Use for mid complexity work for a mid level engineer. Set outcome goals and required milestones. Coach technical decisions rather than prescribe them. Agree a micro roadmap and a weekly or biweekly check in focused on obstacles and tradeoffs.

Level 4: End to end ownership with lightweight review

Use when assigning to a senior engineer who understands the system and the domain. Give end to end ownership including design, implementation, and rollout authority within stated constraints. Check in only at milestone deliveries and a single design review or architecture sync where necessary.

Level 5: Full autonomy

Use for trusted leaders or staff engineers owning a long running area. Tell the owner the outcome and constraints and trust them to decide approach and timing. Schedule periodic demos and a quarterly retrospective on major decisions to ensure alignment.

Delegation agreement template you can use in a single paragraph

Write the agreement aloud or in a ticket before work starts. Keep it short and specific. A working template is the following fill in the blanks structure that your engineer can read back to you to confirm shared understanding.

  1. Outcome: What success looks like and how we will measure it.
  2. Scope: What is in and out of scope for this assignment.
  3. Authority: Decisions the assignee can make without further approval and decisions that require manager sign off.
  4. Constraints: Non negotiable limits such as rollout windows, performance targets, compliance needs, or budget.
  5. Check in pattern: Frequency and format of status updates and the single escalation path for blockers.
  6. Timebox and handoff: Expected timeline and how knowledge will be shared on completion.

Short script to start a delegation conversation

Use simple language and check for agreement. A practical script is three lines you say and one question you ask. Say the outcome you expect. Say the level of authority. Ask the assignee to restate the plan and risks. This reduces misunderstandings and makes the agreement explicit.

Example scenarios mapped to delegation levels

  1. Junior engineer bug fix for a non critical component Level 2 works well. Define acceptance steps, pair the first fix, and check in after the first test pass.
  2. Mid level engineer shipping a feature inside a known subsystem Level 3 fits. Set milestones for design, implementation, and rollout. Coach on tradeoffs and review integration tests.
  3. Senior engineer owning a new integration across teams Level 4 is appropriate. Give end to end ownership, require a single cross team design review, and agree on a stakeholder communication plan.
  4. Staff engineer or tech lead redesigning a long lived platform area Level 5 applies. Agree outcomes and constraints. Trust them to test, iterate, and report progress at leadership syncs.

Check in patterns that avoid micromanagement

Match the check in to the delegation level and to the work rhythm. Check ins must be about removing blockers and deciding tradeoffs not about verifying busy work. Use this short mapping.

  1. Level 2 daily or twice weekly quick stand ups and direct pairing as required.
  2. Level 3 weekly written updates and one synchronous design touch point per milestone.
  3. Level 4 milestone reviews and a short weekly sync only for cross team dependencies.
  4. Level 5 monthly demos and quarterly alignment reviews.

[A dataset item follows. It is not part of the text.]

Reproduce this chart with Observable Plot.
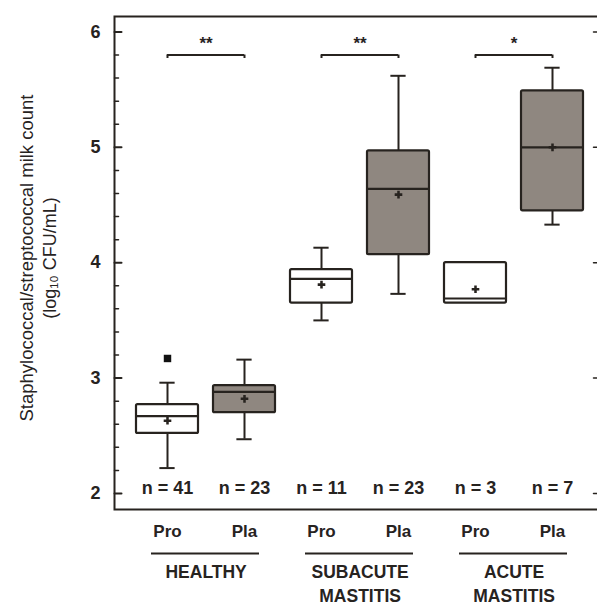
<!DOCTYPE html>
<html><head><meta charset="utf-8">
<script src="https://cdn.jsdelivr.net/npm/d3@7"></script>
<script src="https://cdn.jsdelivr.net/npm/@observablehq/plot@0.6"></script>
<style>html,body{margin:0;padding:0;background:#fff;overflow:hidden}</style>
</head><body><div id="chart"></div>
<script>
// ---- data ----
const keys = ["H-Pro","H-Pla","S-Pro","S-Pla","A-Pro","A-Pla"];
const treatments = ["Pro","Pla","Pro","Pla","Pro","Pla"];
const nCounts = [41,23,11,23,3,7];
const whiskerLow  = [2.22,2.47,3.50,3.73,null,4.33];
const q1          = [2.52,2.70,3.65,4.07,3.65,4.45];
const median      = [2.67,2.88,3.86,4.64,3.69,5.00];
const q3          = [2.77,2.935,3.94,4.97,4.00,5.49];
const whiskerHigh = [2.96,3.16,4.13,5.62,null,5.69];
const means       = [2.63,2.82,3.81,4.59,3.77,5.00];
const outlierKeys = ["H-Pro"];
const outlierValues = [3.17];
const groups = ["HEALTHY","SUBACUTE\nMASTITIS","ACUTE\nMASTITIS"];
const groupFirst = ["H-Pro","S-Pro","A-Pro"];
const groupLast  = ["H-Pla","S-Pla","A-Pla"];
const stars = ["**","**","*"];
const bracketLevel = 5.80;
const yMajor = [2,3,4,5,6];
const yMinor = [2.2,2.4,2.6,2.8,3.2,3.4,3.6,3.8,4.2,4.4,4.6,4.8,5.2,5.4,5.6,5.8];
const yTitle = ["Staphylococcal/streptococcal milk count","(log\u2081\u2080 CFU/mL)"];

// ---- styling ----
const ink = "#27231f";
const boxGray = "#8f8780";
const font = "'Liberation Sans',Arial,sans-serif";
const yDomain = [1.861, 6.134];
const W = 600, H = 609, ML = 114, MR = 1, MT = 16, MB = 100;
const insetL = 14, insetR = 7.8;
const step = (W - ML - MR - insetL - insetR) / keys.length;
const bw = step * 0.8;

const idx = d3.range(keys.length);
const gIdx = d3.range(groups.length);
const wIdx = idx.filter(i => whiskerLow[i] != null);
const oIdx = d3.range(outlierKeys.length);
const tickShape = {draw(ctx, l) { ctx.moveTo(0, 0); ctx.lineTo(0, -l); }};

const chart = Plot.plot({
  width: W, height: H,
  marginLeft: ML, marginRight: MR, marginTop: MT, marginBottom: MB,
  style: {fontFamily: font, color: ink, background: "#fff", maxWidth: "none", overflow: "hidden"},
  x: {domain: keys, paddingInner: 0.2, paddingOuter: 0.1, insetLeft: insetL, insetRight: insetR, axis: null},
  y: {domain: yDomain, axis: null},
  marks: [
    // frame
    Plot.frame({stroke: ink, strokeWidth: 2}),
    // y ticks (inward) and labels
    Plot.vector(yMajor, {y: d => d, frameAnchor: "left", rotate: 90, length: 7, anchor: "start", shape: tickShape, stroke: ink, strokeWidth: 2}),
    Plot.vector(yMinor, {y: d => d, frameAnchor: "left", rotate: 90, length: 4, anchor: "start", shape: tickShape, stroke: ink, strokeWidth: 1.5}),
    Plot.vector(yMajor, {y: d => d, frameAnchor: "right", rotate: -90, length: 6, anchor: "start", shape: tickShape, stroke: ink, strokeWidth: 1.5}),
    Plot.text(yMajor, {y: d => d, text: d => String(d), frameAnchor: "left", dx: -19, textAnchor: "middle", fontSize: 18, fontWeight: "bold", fill: ink}),
    // y title
    Plot.text([yTitle[0]], {text: d => d, frameAnchor: "left", textAnchor: "middle", dx: -87, dy: -5, rotate: -90, fontSize: 18.5, fill: ink}),
    Plot.text([yTitle[1]], {text: d => d, frameAnchor: "left", textAnchor: "middle", dx: -64, dy: -5, rotate: -90, fontSize: 18, fill: ink}),
    // whiskers
    Plot.ruleX(wIdx, {x: i => keys[i], y1: i => whiskerLow[i], y2: i => whiskerHigh[i], stroke: ink, strokeWidth: 2}),
    Plot.tickY(wIdx, {x: i => keys[i], y: i => whiskerLow[i], insetLeft: (bw - 15) / 2, insetRight: (bw - 15) / 2, stroke: ink, strokeWidth: 2}),
    Plot.tickY(wIdx, {x: i => keys[i], y: i => whiskerHigh[i], insetLeft: (bw - 15) / 2, insetRight: (bw - 15) / 2, stroke: ink, strokeWidth: 2}),
    // boxes
    Plot.barY(idx, {x: i => keys[i], y1: i => q1[i], y2: i => q3[i], fill: i => treatments[i] === "Pla" ? boxGray : "#fff", stroke: ink, strokeWidth: 2.2, rx: 1.5}),
    Plot.tickY(idx, {x: i => keys[i], y: i => median[i], stroke: ink, strokeWidth: 2.2}),
    Plot.dot(idx, {x: i => keys[i], y: i => means[i], symbol: "cross", r: 3.2, fill: ink, stroke: null}),
    // outlier
    Plot.dot(oIdx, {x: i => outlierKeys[i], y: i => outlierValues[i], symbol: "square", r: 4.2, fill: "#111", stroke: null}),
    // significance brackets
    Plot.ruleY(gIdx, {x1: i => groupFirst[i], x2: i => groupLast[i], y: () => bracketLevel, insetLeft: bw / 2, insetRight: bw / 2, stroke: ink, strokeWidth: 2}),
    Plot.ruleX(gIdx.flatMap(i => [groupFirst[i], groupLast[i]]), {x: d => d, y1: () => bracketLevel, y2: () => bracketLevel - 0.03, stroke: ink, strokeWidth: 2}),
    Plot.text(gIdx, {x: i => groupFirst[i], y: () => bracketLevel, dx: step / 2, dy: -11, text: i => stars[i], fontSize: 17, fontWeight: "bold", fill: ink}),
    // n labels
    Plot.text(idx, {x: i => keys[i], text: i => "n = " + nCounts[i], frameAnchor: "bottom", dy: -16, fontSize: 18, fontWeight: "bold", fill: ink}),
    // treatment labels under axis
    Plot.text(idx, {x: i => keys[i], text: i => treatments[i], frameAnchor: "bottom", dy: 27, fontSize: 17, fontWeight: "bold", fill: ink}),
    Plot.ruleY(gIdx, {x1: i => groupFirst[i], x2: i => groupLast[i], y: () => yDomain[0], dy: 44, insetLeft: 15, insetRight: 16, stroke: ink, strokeWidth: 2}),
    Plot.text(gIdx, {x: i => groupFirst[i], text: i => groups[i], dx: step / 2, frameAnchor: "bottom", dy: 52, lineAnchor: "top", lineHeight: 1.36, fontSize: 17.5, fontWeight: "bold", fill: ink})
  ]
});
document.getElementById("chart").append(chart);
</script>
</body></html>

Metrics and signals to know delegation is working

Choose three complementary signals rather than a single metric. Track delivery outcomes, team learning, and trust indicators.

  1. Delivery predictability Are assigned outcomes met within agreed timeboxes and quality expectations?
  2. Learning and skill growth Is the assignee taking on harder tasks over time and asking higher level questions rather than only tactical ones?
  3. Reduced manager touch Is the manager spending less time on status and more time on blockers, strategy, and career work?

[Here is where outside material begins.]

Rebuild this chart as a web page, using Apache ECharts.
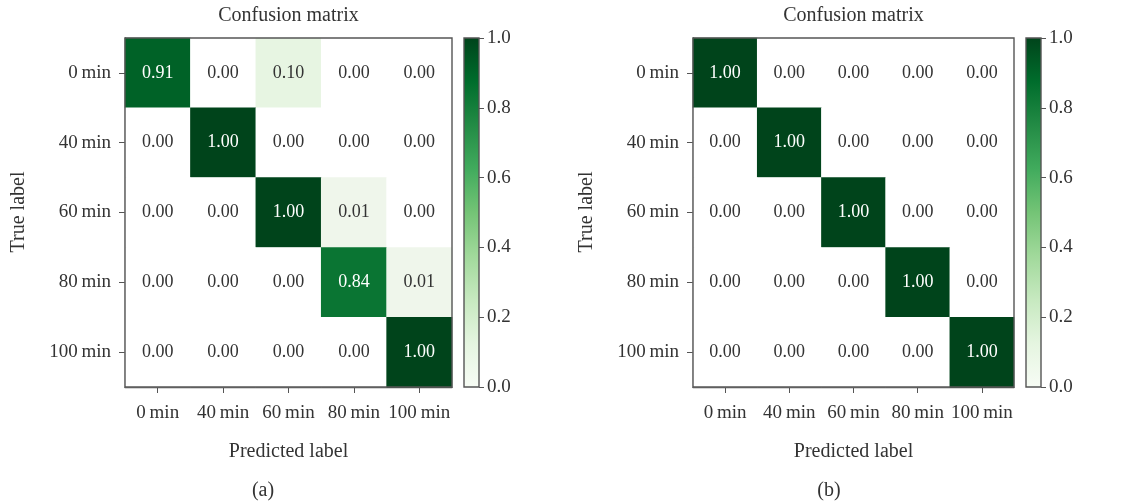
<!DOCTYPE html>
<html>
<head>
<meta charset="utf-8">
<script src="https://cdn.jsdelivr.net/npm/echarts@6/dist/echarts.min.js"></script>
<style>
  html, body { margin: 0; padding: 0; background: #ffffff; }
  #chart { width: 1127px; height: 504px; }
</style>
</head>
<body>
<div id="chart"></div>
<script>
// Class labels (rows = true label, columns = predicted label)
const classLabels = ['0\u2009min', '40\u2009min', '60\u2009min', '80\u2009min', '100\u2009min'];

// Normalised confusion matrix, panel (a)
const matrixA = [
  [0.91, 0.00, 0.10, 0.00, 0.00],
  [0.00, 1.00, 0.00, 0.00, 0.00],
  [0.00, 0.00, 1.00, 0.01, 0.00],
  [0.00, 0.00, 0.00, 0.84, 0.01],
  [0.00, 0.00, 0.00, 0.00, 1.00]
];

// Normalised confusion matrix, panel (b)
const matrixB = [
  [1.00, 0.00, 0.00, 0.00, 0.00],
  [0.00, 1.00, 0.00, 0.00, 0.00],
  [0.00, 0.00, 1.00, 0.00, 0.00],
  [0.00, 0.00, 0.00, 1.00, 0.00],
  [0.00, 0.00, 0.00, 0.00, 1.00]
];

// Colour bar ticks
const colorbarTicks = [0.0, 0.2, 0.4, 0.6, 0.8, 1.0];

// "Greens" sequential colour map, low to high
const greens = ['#f0f6ec', '#e5f5e0', '#c7e9c0', '#a1d99b', '#74c476',
                '#41ab5d', '#238b45', '#006d2c', '#00441b'];
const colorbarGreens = ['#f7fcf5', '#e5f5e0', '#c7e9c0', '#a1d99b', '#74c476',
                        '#41ab5d', '#238b45', '#006d2c', '#00441b'];

const FONT = '"Liberation Serif", "DejaVu Serif", serif';
const TEXT = '#333333';
const FRAME = '#555555';
const FS_CELL = 18;
const FS_TICK = 19;
const FS_TITLE = 20;

function toCells(matrix) {
  const out = [];
  matrix.forEach((row, r) => {
    row.forEach((v, c) => {
      out.push({
        value: [c, r, v],
        label: { color: v > 0.5 ? '#ffffff' : TEXT }
      });
    });
  });
  return out;
}

// panel geometry: heatmap grid and its colour bar
const panels = [
  { grid: { left: 125, top: 38, width: 327, height: 349 }, bar: { left: 464, top: 38, width: 15, height: 349 }, data: matrixA, tag: '(a)', tagX: 263, titleX: 288.5, yNameX: 19 },
  { grid: { left: 693, top: 38, width: 321, height: 349 }, bar: { left: 1026, top: 38, width: 15, height: 349 }, data: matrixB, tag: '(b)', tagX: 829, titleX: 853.5, yNameX: 587 }
];

const grids = [], xAxes = [], yAxes = [], series = [], graphics = [];
const heatmapSeries = [];

panels.forEach((p) => {
  const gi = grids.length;
  grids.push(Object.assign({ show: true, z: 5, borderColor: FRAME, borderWidth: 1.4, backgroundColor: 'transparent' }, p.grid));
  xAxes.push({
    type: 'category', gridIndex: gi, data: classLabels, position: 'bottom',
    axisLine: { show: true, lineStyle: { color: FRAME, width: 1.4 } },
    axisTick: { show: true, alignWithLabel: true, length: 6, lineStyle: { color: FRAME } },
    axisLabel: { interval: 0, color: TEXT, fontFamily: FONT, fontSize: FS_TICK, margin: 17 },
    splitLine: { show: false }, splitArea: { show: false }
  });
  yAxes.push({
    type: 'category', gridIndex: gi, data: classLabels, inverse: true,
    axisLine: { show: true, lineStyle: { color: FRAME, width: 1.4 } },
    axisTick: { show: true, alignWithLabel: true, length: 6, lineStyle: { color: FRAME } },
    axisLabel: { interval: 0, color: TEXT, fontFamily: FONT, fontSize: FS_TICK, margin: 14 },
    splitLine: { show: false }, splitArea: { show: false }
  });
  heatmapSeries.push(series.length);
  series.push({
    type: 'heatmap', xAxisIndex: gi, yAxisIndex: gi, z: 2,
    data: toCells(p.data),
    label: {
      show: true, fontFamily: FONT, fontSize: FS_CELL,
      formatter: (d) => d.value[2].toFixed(2)
    },
    itemStyle: { borderWidth: 0 },
    emphasis: { disabled: true }
  });

  // colour bar drawn as a single full-height bar on a 0–1 value axis
  const bi = grids.length;
  grids.push(Object.assign({ show: true, z: 5, borderColor: FRAME, borderWidth: 1.4, backgroundColor: 'transparent' }, p.bar));
  xAxes.push({ type: 'category', gridIndex: bi, data: [''], show: false });
  yAxes.push({
    type: 'value', gridIndex: bi, position: 'right', min: 0, max: 1, interval: 0.2,
    axisLine: { show: false },
    axisTick: { show: true, length: 5, lineStyle: { color: FRAME } },
    axisLabel: { color: TEXT, fontFamily: FONT, fontSize: FS_TICK, margin: 8, formatter: (v) => v.toFixed(1) },
    splitLine: { show: false }
  });
  series.push({
    type: 'bar', xAxisIndex: bi, yAxisIndex: bi, z: 2,
    data: [colorbarTicks[colorbarTicks.length - 1]],
    barWidth: '100%', silent: true,
    itemStyle: {
      color: new echarts.graphic.LinearGradient(0, 1, 0, 0,
        colorbarGreens.map((c, k) => ({ offset: k / (colorbarGreens.length - 1), color: c })))
    }
  });

  const cx = p.titleX;
  const font = FS_TITLE + 'px ' + FONT;
  graphics.push(
    { type: 'text', x: cx, y: 16, style: { text: 'Confusion matrix', font: font, fill: TEXT, textAlign: 'center', textVerticalAlign: 'middle' } },
    { type: 'text', x: cx, y: 452, style: { text: 'Predicted label', font: font, fill: TEXT, textAlign: 'center', textVerticalAlign: 'middle' } },
    { type: 'text', x: p.tagX, y: 491, style: { text: p.tag, font: font, fill: TEXT, textAlign: 'center', textVerticalAlign: 'middle' } },
    { type: 'text', x: p.yNameX, y: 212, rotation: Math.PI / 2, style: { text: 'True label', font: font, fill: TEXT, textAlign: 'center', textVerticalAlign: 'middle' } }
  );
});

const chart = echarts.init(document.getElementById('chart'), null, { renderer: 'canvas' });
chart.setOption({
  animation: false,
  backgroundColor: '#ffffff',
  grid: grids,
  xAxis: xAxes,
  yAxis: yAxes,
  visualMap: [{
    // exact zeros fall below the selected range and are left white
    type: 'continuous', show: false, min: 0, max: 1, range: [0.005, 1],
    seriesIndex: heatmapSeries, dimension: 2,
    inRange: { color: greens },
    outOfRange: { color: '#ffffff' }
  }],
  series: series,
  graphic: graphics
});
</script>
</body>
</html>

Common delegation failure modes and fixes

  1. Unclear outcome Fix by rewriting the delegation agreement focusing on measurable acceptance criteria and the smallest definable increment of success.
  2. Insufficient authority Fix by explicitly granting the decisions the engineer needs or by changing the level to include required approval rights.
  3. Micromanagement Fix by reducing check in frequency and making check ins problem focused not status focused. Set a rule that check in time must be used to unblock not to reassign tasks.
  4. No learning from mistakes Fix by running a short blameless retrospective after a failure and recording decisions so others can reuse the learning.

How to scale delegation across a team

Do two things every sprint. First, document delegation agreements in the ticket or a shared place so decisions are visible. Second, run a weekly calibration in which managers compare how they pick delegation levels for similar tasks and align on expectations. Calibration reduces unevenness that can feel unfair to engineers.

Practical checklist to use in one on ones

  1. Review ownership areas and whether any new authority is needed.
  2. Ask the engineer which delegation level they want for upcoming work and why.
  3. Confirm the delegation agreement aloud and note any constraints that matter to stakeholders.
  4. Decide how you will measure success and when you will revisit the decision.

Next actions you can try this week

  1. Pick one recurring task you currently do and use the framework to move it to Level 3 or Level 4 ownership.
  2. Write a delegation agreement for the task and have your direct report read it back to you before you leave the meeting.
  3. Measure the three signals above for the next two sprints and use results to adjust check in frequency.

Closing note

Delegation is the primary lever managers use to increase team throughput and develop engineers. Being explicit about level, authority, constraints, and check in cadence turns vague handoffs into reliable outcomes and predictable learning paths. Use the matrix and the short agreement template until it becomes a habit you both can use without thinking.